Two alternatives also exist to using string-based attributes. A lambda can also be used, which will be evaluated after all mappers have been configured:

class User(Base):
    # ...
    addresses = relationship(lambda: Address,
                         order_by=lambda: desc(Address.email),
                         primaryjoin=lambda: Address.user_id==User.id)

Or, the relationship can be added to the class explicitly after the classes are available:

User.addresses = relationship(Address,
                          primaryjoin=Address.user_id==User.id)

Configuring Many-to-Many Relationships

Many-to-many relationships are also declared in the same way with declarative as with traditional mappings. The secondary argument to relationship() is as usual passed a Table object, which is typically declared in the traditional way.

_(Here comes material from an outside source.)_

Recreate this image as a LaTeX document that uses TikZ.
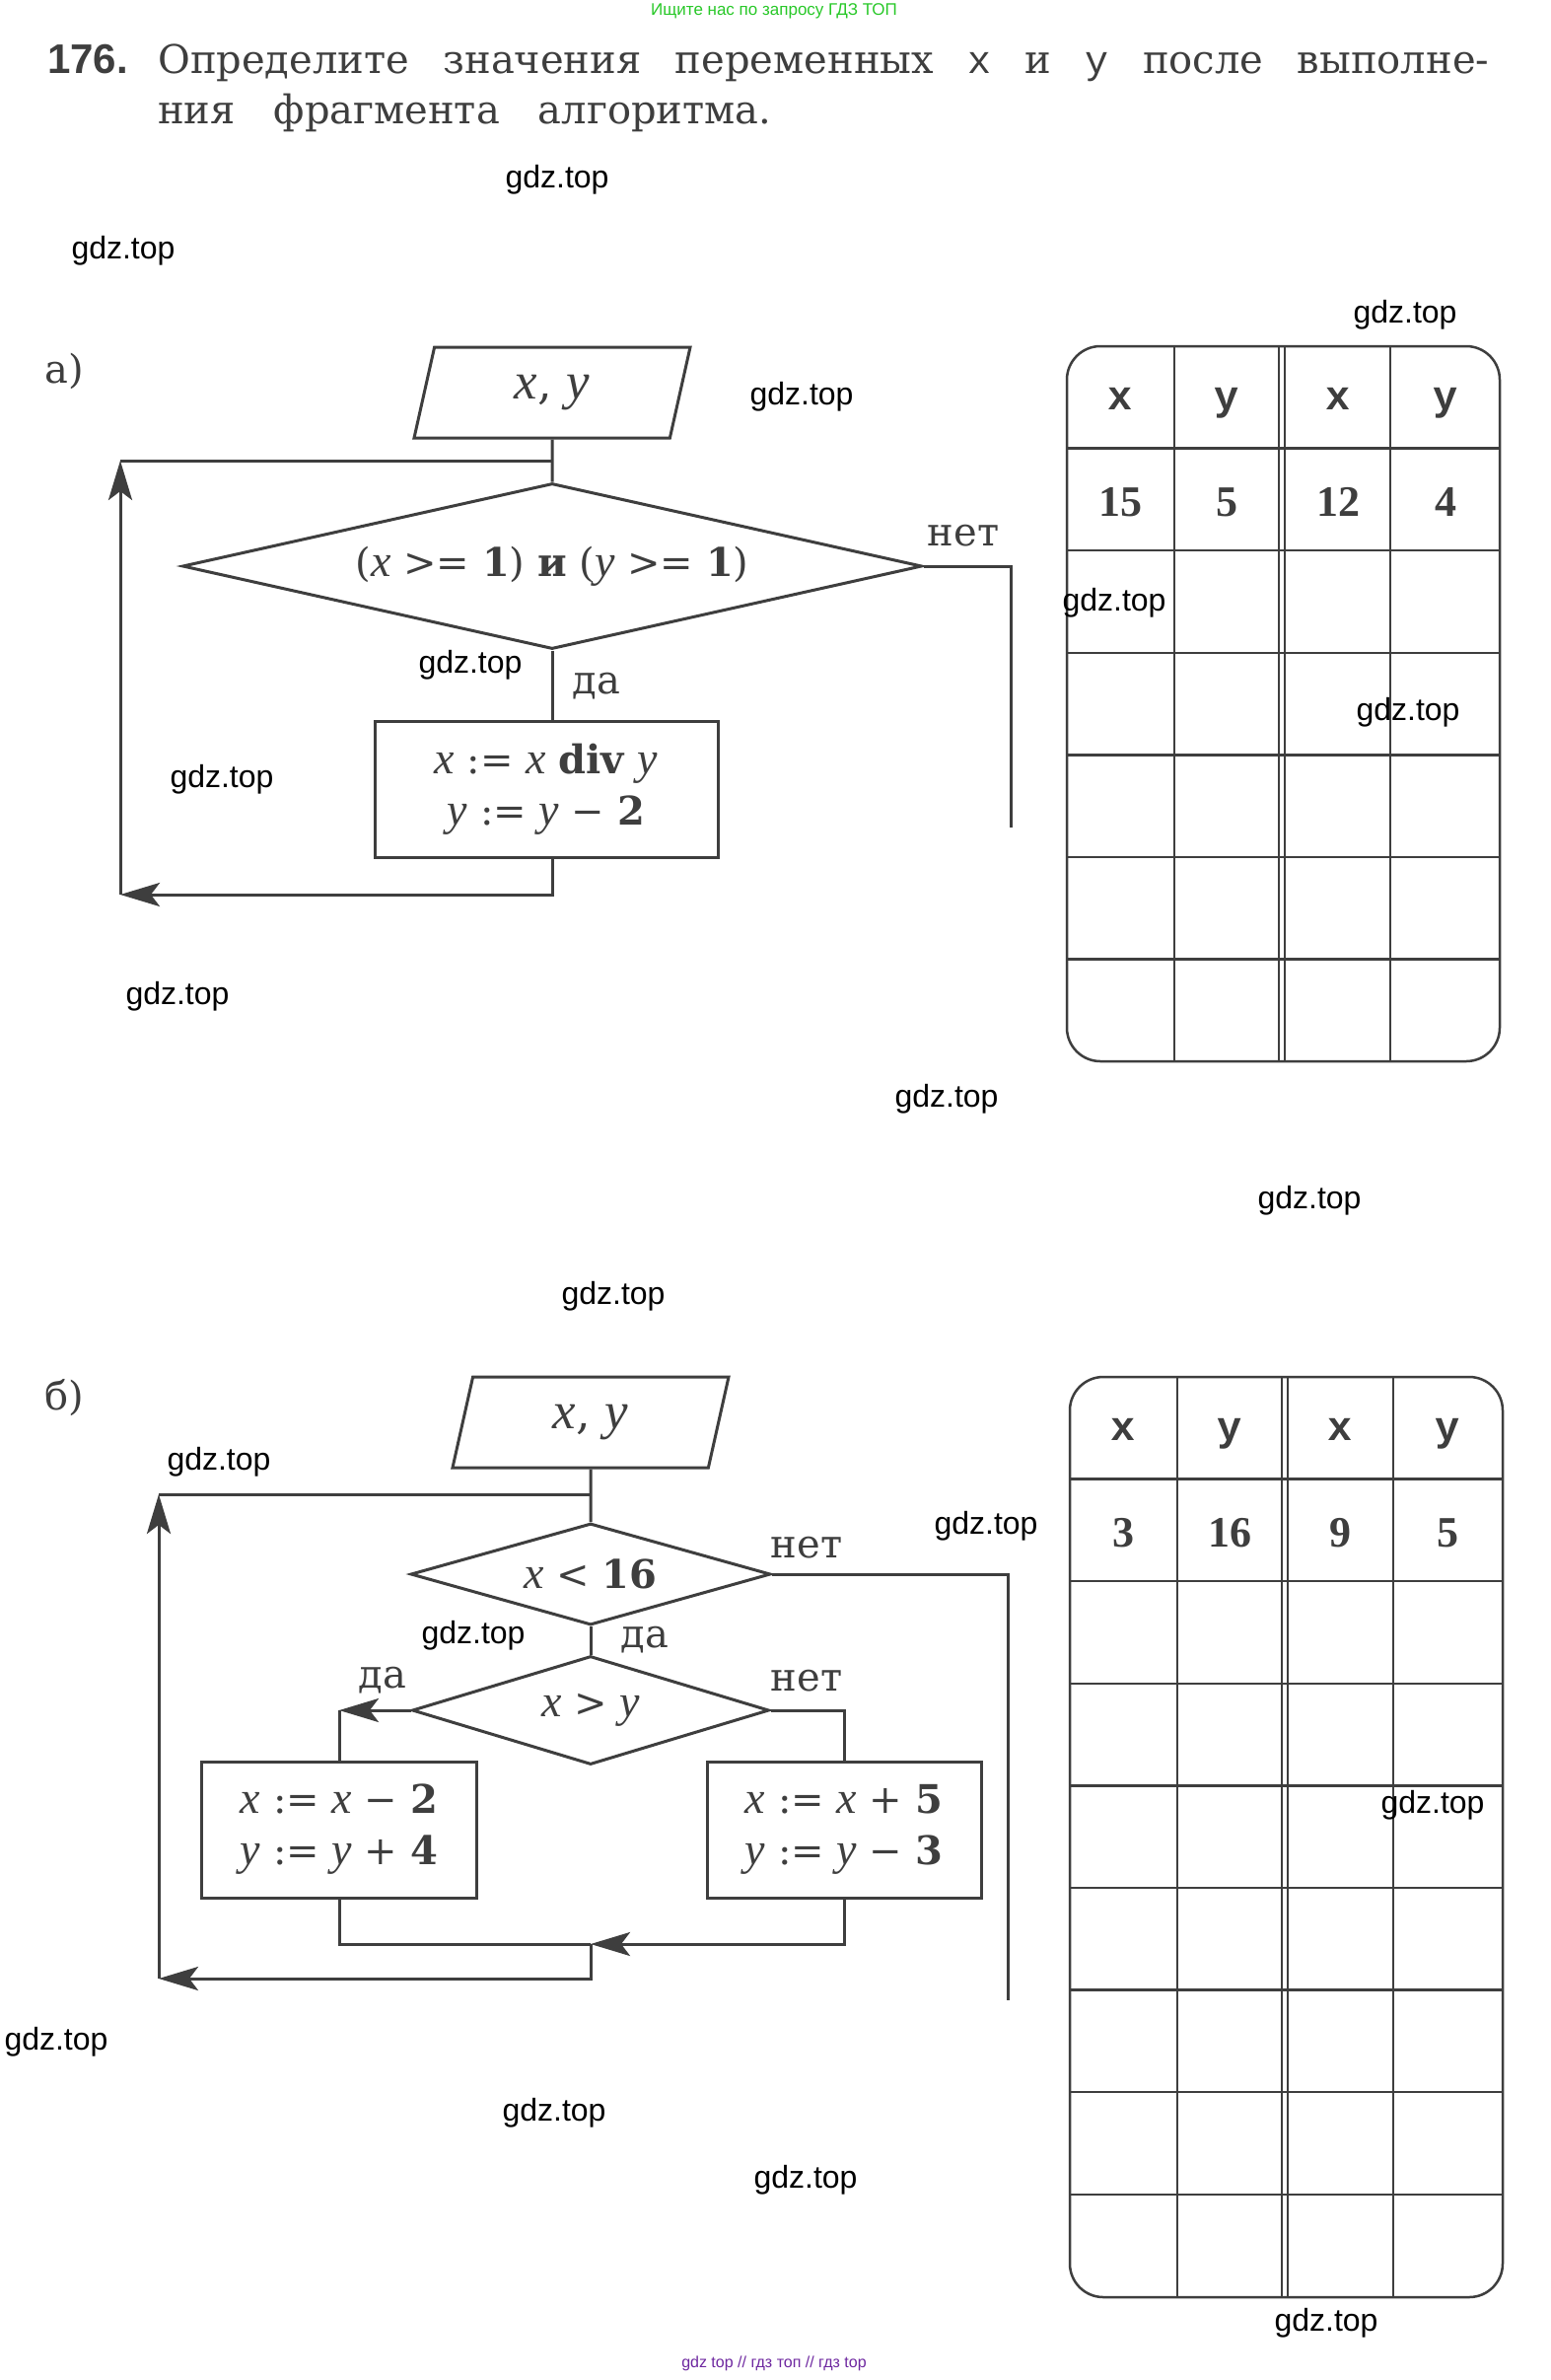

The Table usually shares the MetaData object used by the declarative base:

keywords = Table(
    'keywords', Base.metadata,
    Column('author_id', Integer, ForeignKey('authors.id')),
    Column('keyword_id', Integer, ForeignKey('keywords.id'))
    )

class Author(Base):
    __tablename__ = 'authors'
    id = Column(Integer, primary_key=True)
    keywords = relationship("Keyword", secondary=keywords)

Like other relationship() arguments, a string is accepted as well, passing the string name of the table as defined in the Base.metadata.tables collection:

class Author(Base):
    __tablename__ = 'authors'
    id = Column(Integer, primary_key=True)
    keywords = relationship("Keyword", secondary="keywords")

As with traditional mapping, its generally not a good idea to use a Table as the “secondary” argument which is also mapped to a class, unless the relationship() is declared with viewonly=True. Otherwise, the unit-of-work system may attempt duplicate INSERT and DELETE statements against the underlying table.